Given instruction: Do not repeat pictures. Repeat exactly the lines of the listing below from its first line through the line with "d3.scaleLinear().domain([0, 1500]).range([379.5, 119.3]);".

(Plotting code records)
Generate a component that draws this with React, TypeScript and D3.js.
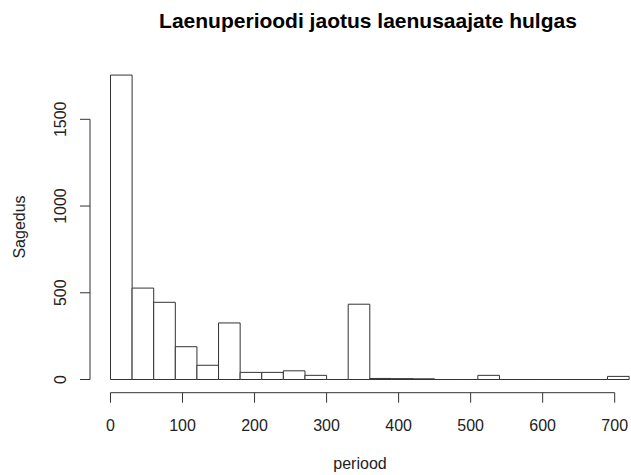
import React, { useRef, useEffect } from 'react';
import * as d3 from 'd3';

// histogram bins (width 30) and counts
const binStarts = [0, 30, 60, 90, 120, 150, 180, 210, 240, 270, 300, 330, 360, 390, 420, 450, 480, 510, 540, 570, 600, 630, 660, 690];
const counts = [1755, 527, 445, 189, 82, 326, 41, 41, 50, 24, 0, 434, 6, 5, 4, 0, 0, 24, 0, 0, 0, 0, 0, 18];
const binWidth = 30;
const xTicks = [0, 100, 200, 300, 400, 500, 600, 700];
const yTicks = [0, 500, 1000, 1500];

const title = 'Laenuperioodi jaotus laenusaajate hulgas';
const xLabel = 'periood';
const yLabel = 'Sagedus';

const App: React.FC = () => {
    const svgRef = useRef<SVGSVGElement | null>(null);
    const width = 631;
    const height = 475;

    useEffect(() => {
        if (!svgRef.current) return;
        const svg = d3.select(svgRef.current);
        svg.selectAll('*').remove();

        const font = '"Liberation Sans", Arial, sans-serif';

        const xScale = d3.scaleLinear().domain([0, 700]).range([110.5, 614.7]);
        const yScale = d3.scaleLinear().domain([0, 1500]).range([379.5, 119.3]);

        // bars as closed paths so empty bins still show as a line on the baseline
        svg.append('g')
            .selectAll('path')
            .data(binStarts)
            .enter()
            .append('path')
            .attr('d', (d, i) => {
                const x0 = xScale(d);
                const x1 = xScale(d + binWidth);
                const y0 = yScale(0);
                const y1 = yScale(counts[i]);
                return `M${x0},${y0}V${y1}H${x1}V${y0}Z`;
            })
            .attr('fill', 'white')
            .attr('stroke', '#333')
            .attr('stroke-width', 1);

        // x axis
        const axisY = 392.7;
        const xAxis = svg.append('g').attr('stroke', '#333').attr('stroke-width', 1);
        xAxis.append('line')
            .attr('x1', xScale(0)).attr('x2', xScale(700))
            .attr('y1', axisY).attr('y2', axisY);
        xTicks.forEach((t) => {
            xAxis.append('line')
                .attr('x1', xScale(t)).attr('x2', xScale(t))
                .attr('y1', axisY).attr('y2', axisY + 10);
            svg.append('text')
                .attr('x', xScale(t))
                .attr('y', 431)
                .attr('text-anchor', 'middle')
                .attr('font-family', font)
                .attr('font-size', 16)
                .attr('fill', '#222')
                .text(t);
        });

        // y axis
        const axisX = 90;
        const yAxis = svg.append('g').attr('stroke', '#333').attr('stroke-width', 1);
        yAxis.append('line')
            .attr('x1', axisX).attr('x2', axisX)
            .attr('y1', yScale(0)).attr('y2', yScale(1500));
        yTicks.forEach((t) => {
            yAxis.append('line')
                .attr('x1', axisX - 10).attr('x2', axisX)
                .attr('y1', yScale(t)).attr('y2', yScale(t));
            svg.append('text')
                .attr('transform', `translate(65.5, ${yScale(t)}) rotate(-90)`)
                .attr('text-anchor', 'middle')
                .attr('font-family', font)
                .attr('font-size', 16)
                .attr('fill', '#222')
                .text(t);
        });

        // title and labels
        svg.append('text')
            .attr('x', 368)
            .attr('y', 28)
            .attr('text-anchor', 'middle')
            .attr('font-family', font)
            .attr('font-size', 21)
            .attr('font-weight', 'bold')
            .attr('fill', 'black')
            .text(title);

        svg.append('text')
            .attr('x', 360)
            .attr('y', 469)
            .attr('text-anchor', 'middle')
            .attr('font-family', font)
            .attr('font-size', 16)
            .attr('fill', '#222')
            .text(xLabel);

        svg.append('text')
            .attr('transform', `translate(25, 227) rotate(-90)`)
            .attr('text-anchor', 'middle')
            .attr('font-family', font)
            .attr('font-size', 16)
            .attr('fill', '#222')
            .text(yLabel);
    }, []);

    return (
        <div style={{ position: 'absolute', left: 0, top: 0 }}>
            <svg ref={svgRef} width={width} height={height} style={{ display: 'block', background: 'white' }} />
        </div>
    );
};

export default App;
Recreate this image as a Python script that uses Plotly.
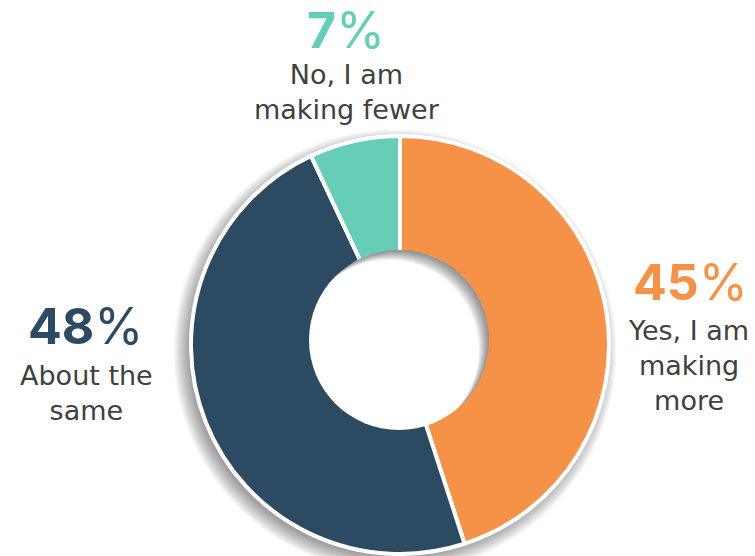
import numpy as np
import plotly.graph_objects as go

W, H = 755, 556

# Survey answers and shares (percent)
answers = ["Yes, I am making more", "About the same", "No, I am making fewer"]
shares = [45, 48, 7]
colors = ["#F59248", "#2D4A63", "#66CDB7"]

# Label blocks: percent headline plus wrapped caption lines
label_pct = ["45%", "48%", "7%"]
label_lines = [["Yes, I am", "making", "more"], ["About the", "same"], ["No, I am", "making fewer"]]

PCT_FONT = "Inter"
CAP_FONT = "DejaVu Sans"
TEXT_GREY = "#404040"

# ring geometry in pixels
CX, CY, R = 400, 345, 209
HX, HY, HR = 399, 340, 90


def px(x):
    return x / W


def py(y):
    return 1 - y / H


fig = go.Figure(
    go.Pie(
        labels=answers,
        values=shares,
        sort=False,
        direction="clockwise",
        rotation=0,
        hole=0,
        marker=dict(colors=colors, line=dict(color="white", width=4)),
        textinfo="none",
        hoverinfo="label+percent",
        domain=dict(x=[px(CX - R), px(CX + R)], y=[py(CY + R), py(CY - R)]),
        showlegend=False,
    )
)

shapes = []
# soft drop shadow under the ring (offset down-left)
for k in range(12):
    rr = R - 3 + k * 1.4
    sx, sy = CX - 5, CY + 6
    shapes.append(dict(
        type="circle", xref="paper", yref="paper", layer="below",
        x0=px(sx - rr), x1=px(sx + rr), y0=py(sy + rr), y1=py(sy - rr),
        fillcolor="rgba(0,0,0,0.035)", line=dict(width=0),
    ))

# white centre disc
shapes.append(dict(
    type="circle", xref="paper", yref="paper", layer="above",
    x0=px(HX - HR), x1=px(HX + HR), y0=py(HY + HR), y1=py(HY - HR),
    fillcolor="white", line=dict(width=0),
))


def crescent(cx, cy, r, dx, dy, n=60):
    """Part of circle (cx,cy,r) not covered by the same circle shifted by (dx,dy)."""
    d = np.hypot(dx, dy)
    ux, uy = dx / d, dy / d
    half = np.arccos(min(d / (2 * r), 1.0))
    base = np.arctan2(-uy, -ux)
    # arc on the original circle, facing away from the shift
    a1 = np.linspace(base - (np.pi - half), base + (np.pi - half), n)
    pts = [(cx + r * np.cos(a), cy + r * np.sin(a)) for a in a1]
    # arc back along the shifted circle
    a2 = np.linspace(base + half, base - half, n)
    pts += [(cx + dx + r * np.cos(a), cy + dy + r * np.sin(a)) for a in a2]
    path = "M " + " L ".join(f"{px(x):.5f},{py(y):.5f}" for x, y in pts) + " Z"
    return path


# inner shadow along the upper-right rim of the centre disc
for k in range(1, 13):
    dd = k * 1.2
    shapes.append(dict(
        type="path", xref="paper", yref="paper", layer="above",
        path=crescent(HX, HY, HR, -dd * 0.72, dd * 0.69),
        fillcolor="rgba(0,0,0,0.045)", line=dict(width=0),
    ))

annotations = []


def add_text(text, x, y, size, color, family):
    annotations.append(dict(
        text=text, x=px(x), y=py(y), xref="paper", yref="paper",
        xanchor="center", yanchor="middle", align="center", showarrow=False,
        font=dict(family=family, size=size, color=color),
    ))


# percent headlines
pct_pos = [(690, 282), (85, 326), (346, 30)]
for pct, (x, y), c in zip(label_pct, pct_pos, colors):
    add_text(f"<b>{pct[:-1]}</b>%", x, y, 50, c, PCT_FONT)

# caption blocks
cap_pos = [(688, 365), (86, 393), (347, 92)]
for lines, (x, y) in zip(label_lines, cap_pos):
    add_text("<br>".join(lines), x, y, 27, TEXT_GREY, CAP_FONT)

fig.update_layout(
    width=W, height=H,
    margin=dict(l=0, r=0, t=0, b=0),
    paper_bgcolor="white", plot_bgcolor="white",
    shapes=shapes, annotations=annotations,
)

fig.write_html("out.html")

Right answer:
Generate a component that draws this with React, TypeScript and D3.js.
import React, { useRef, useEffect } from 'react';
import * as d3 from 'd3';

// histogram bins (width 30) and counts
const binStarts = [0, 30, 60, 90, 120, 150, 180, 210, 240, 270, 300, 330, 360, 390, 420, 450, 480, 510, 540, 570, 600, 630, 660, 690];
const counts = [1755, 527, 445, 189, 82, 326, 41, 41, 50, 24, 0, 434, 6, 5, 4, 0, 0, 24, 0, 0, 0, 0, 0, 18];
const binWidth = 30;
const xTicks = [0, 100, 200, 300, 400, 500, 600, 700];
const yTicks = [0, 500, 1000, 1500];

const title = 'Laenuperioodi jaotus laenusaajate hulgas';
const xLabel = 'periood';
const yLabel = 'Sagedus';

const App: React.FC = () => {
    const svgRef = useRef<SVGSVGElement | null>(null);
    const width = 631;
    const height = 475;

    useEffect(() => {
        if (!svgRef.current) return;
        const svg = d3.select(svgRef.current);
        svg.selectAll('*').remove();

        const font = '"Liberation Sans", Arial, sans-serif';

        const xScale = d3.scaleLinear().domain([0, 700]).range([110.5, 614.7]);
        const yScale = d3.scaleLinear().domain([0, 1500]).range([379.5, 119.3]);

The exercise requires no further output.